Says Peniche: “I have had the good fortune to work in various countries and environments with multiple species, and my biggest achievement so far has been to build a personal network of people and learn from them – for example, my current project depends on tapping into this network for collaboration and advice – as well as encouragement.”

Biggest threats?

“The biggest threats are over-exploitation and the unsustainability of our natural resources,” says Peniche. In her opinion, rising populations, materialism combined with unequal distribution of resources, and a lack of understanding of environmental issues drive these threats. “As time goes by, this situation will lead to shortages of resources, even for those who can afford them.” Peniche also cites some specific examples of unsustainability, such as the loss of non-renewable tropical hardwoods, demand for strawberries even in the middle of winter, and supermarkets stocking New Zealand venison in Scotland. “If I had a magic wand, I’d give the whole planet a better education and a kinder heart,” says Peniche.

Future challenges?

10 years from now: Continued reduction of species and natural resources due to loss of habitat and rising global temperatures.

50 years from now: Conglomeration of human settlements in smaller areas due to environmental problems such as loss of water infiltration, reduced soil quality and desertification, as well as flooding and landslides, deforestation, pollution and extreme patterns of rainfall.

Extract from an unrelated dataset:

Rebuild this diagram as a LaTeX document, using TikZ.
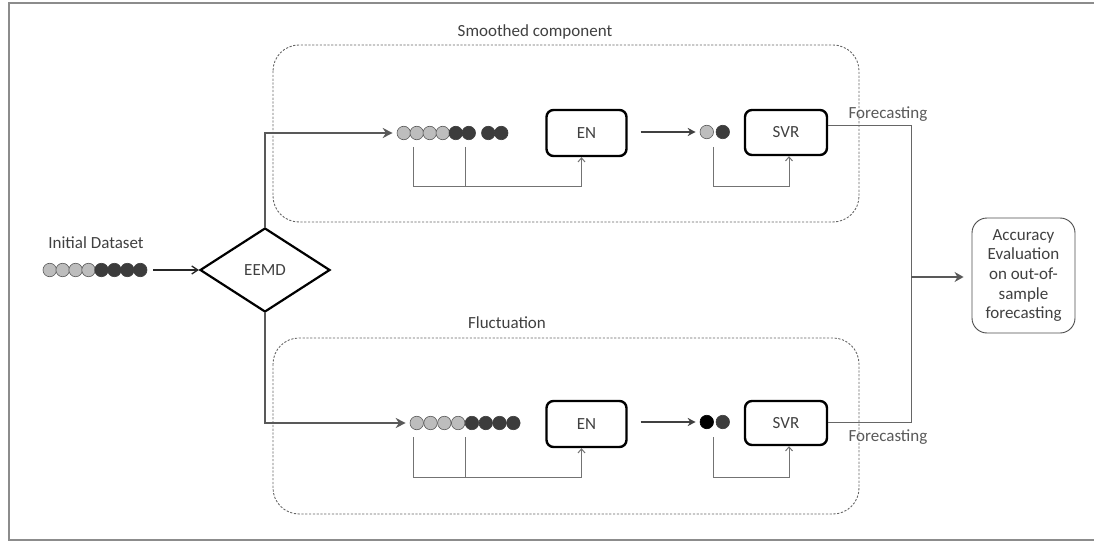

100 years from now: If present trends continue, ecosystem functions will collapse, and this will be most evident among the smallest, highest-density species such as detritivores and pollinators.

Endangered species?

If Peniche could save a single species from extinction, it would be an apex predator such as Blakiston’s eagle owl, partly because this would have a positive knock-on effect on other species and habitats, including mountain regions in Russia, China and Japan.

Biodiversity champions?

Peniche is also interested in how the different disciplines of science, conservation, technology and social sciences can work together to counter ecosystem damage. And her “biodiversity champions” would be the unsung heroes who volunteer their time collecting data in the field and making it available to others.